In the Spring of 2013, a group of randomly selected restaurateurs in a major U.S. city received a letter in the mail with their most recent restaurant hygiene inspection score. Half of the recipients were also notified that this score would be published on Yelp.
After the letters were sent, inspection scores for all restaurants were tracked to identify any changes in performance. The result? Restaurants informed that their score was posted on Yelp tended to clean up their act and have higher scores in their next inspections.
This work stems from Yelp’s Local Inspector Value-entry Specification (or LIVES) program, an open data project we announced in late 2012 to encourage cities to share their data in ways that are easy to ingest on platforms like Yelp. Most consumers aren’t using clunky “dot gov” websites to find helpful hygiene information about the restaurants they frequent, so it makes a lot more sense to give them that information when they are on a site like Yelp.

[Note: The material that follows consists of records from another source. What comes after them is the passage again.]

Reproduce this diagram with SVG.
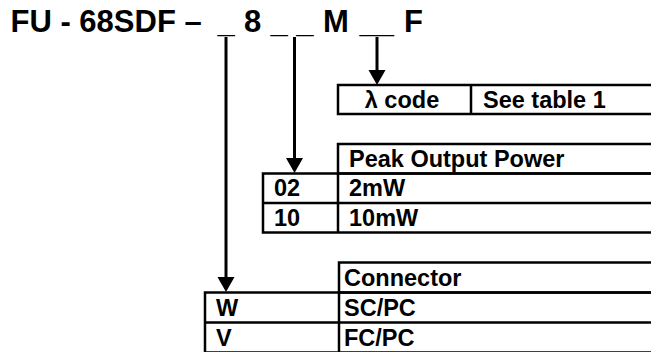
<svg xmlns="http://www.w3.org/2000/svg" width="651" height="352" viewBox="0 0 651 352">
<style>
.t{font-family:"Liberation Sans",Arial,sans-serif;font-weight:bold;fill:#000}
.title{font-size:31px}
.cell{font-size:23.5px}
.box{fill:none;stroke:#000;stroke-width:2.5}
.ln{stroke:#000;stroke-width:2.5}
.conn{stroke:#000;stroke-width:3;fill:none}
.head{fill:#000}
</style>
<rect width="651" height="352" fill="#fff"/>
<g id="title">
<text class="t title" y="32"><tspan x="10.5">FU - 68SDF –</tspan><tspan x="217.5">_</tspan><tspan x="244">8</tspan><tspan x="270.5">_ _</tspan><tspan x="323">M</tspan><tspan x="359.5">__</tspan><tspan x="404">F</tspan></text>
</g>
<g id="connectors">
<path class="conn" d="M377,37 V72"/>
<path class="head" d="M368.5,70 L385.5,70 L377,85 Z"/>
<path class="conn" d="M294.5,37 V160"/>
<path class="head" d="M286,158 L303,158 L294.5,173 Z"/>
<path class="conn" d="M226,37 V278"/>
<path class="head" d="M217.5,277 L234.5,277 L226,292 Z"/>
</g>
<g id="lambda-table">
<rect class="box" x="338" y="85" width="330" height="29"/>
<line class="ln" x1="471" y1="85" x2="471" y2="114"/>
<text class="t cell" x="402" y="108" text-anchor="middle">λ code</text>
<text class="t cell" x="483" y="108">See table 1</text>
</g>
<g id="power-table">
<rect class="box" x="338" y="144" width="330" height="29.5"/>
<rect class="box" x="263" y="173.5" width="405" height="59"/>
<line class="ln" x1="263" y1="203" x2="668" y2="203"/>
<line class="ln" x1="338" y1="173.5" x2="338" y2="232.5"/>
<text class="t cell" x="349" y="167">Peak Output Power</text>
<text class="t cell" x="274" y="196">02</text>
<text class="t cell" x="349" y="196">2mW</text>
<text class="t cell" x="274" y="226">10</text>
<text class="t cell" x="349" y="226">10mW</text>
</g>
<g id="connector-table">
<rect class="box" x="339" y="262.5" width="330" height="30"/>
<rect class="box" x="205" y="292.5" width="464" height="60"/>
<line class="ln" x1="205" y1="322.5" x2="669" y2="322.5"/>
<line class="ln" x1="339" y1="292.5" x2="339" y2="353"/>
<text class="t cell" x="344" y="286">Connector</text>
<text class="t cell" x="216" y="316">W</text>
<text class="t cell" x="344" y="316">SC/PC</text>
<text class="t cell" x="216" y="346">V</text>
<text class="t cell" x="344" y="346">FC/PC</text>
</g>
</svg>
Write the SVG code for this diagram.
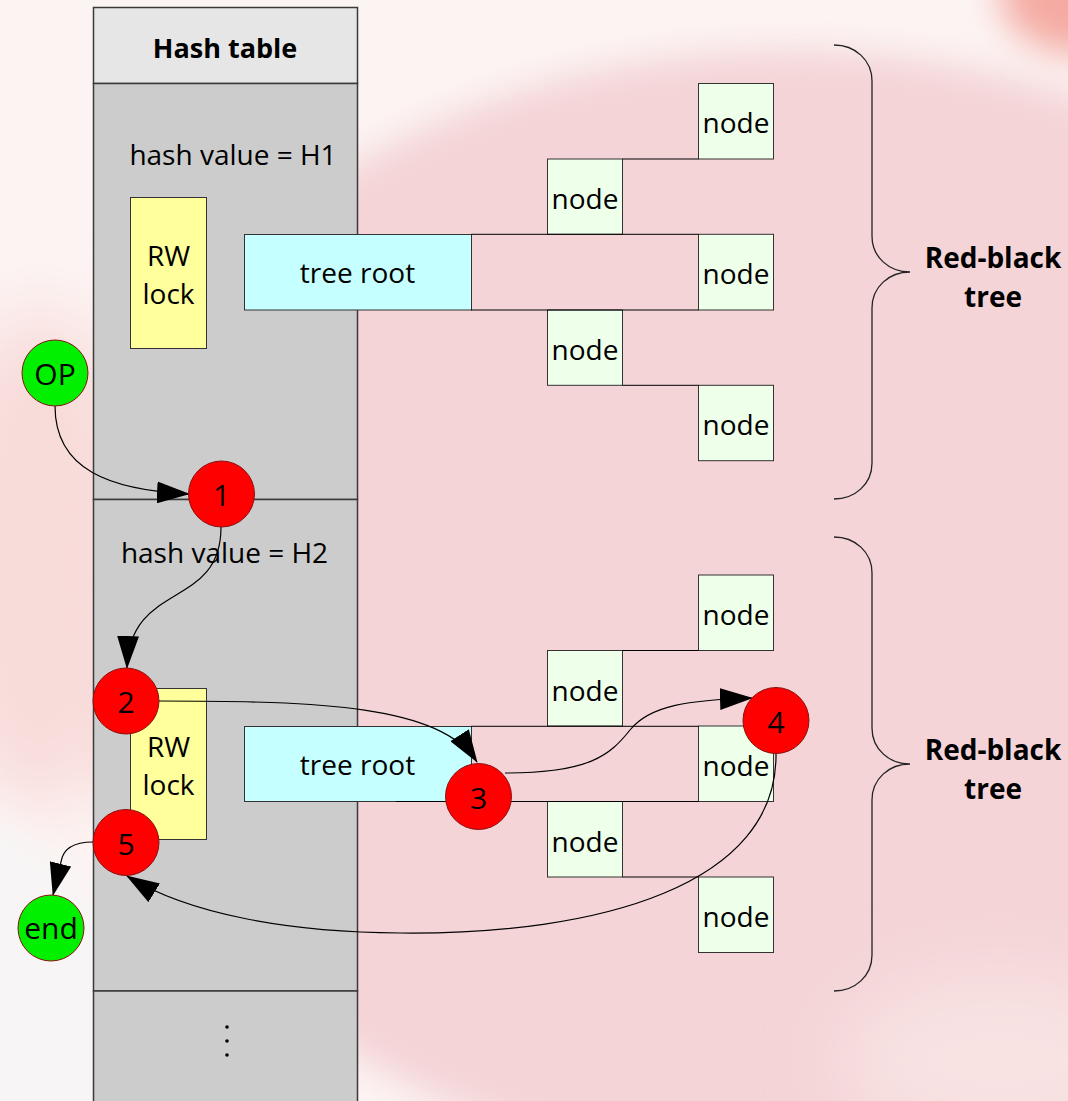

We now know that when cities share their data with Yelp, restaurants maintain higher health scores and consumers feel more informed, but what happens when Yelp reciprocates and shares its restaurant review data with governments?
An article appearing in Harvard Business Review discusses this question and offers a deeper glimpse into Yelp’s partnerships with governments and academic institutions. We’re excited about the promise the early findings of these studies show and we’re eager to continue similarly useful data sharing for the benefit of consumers.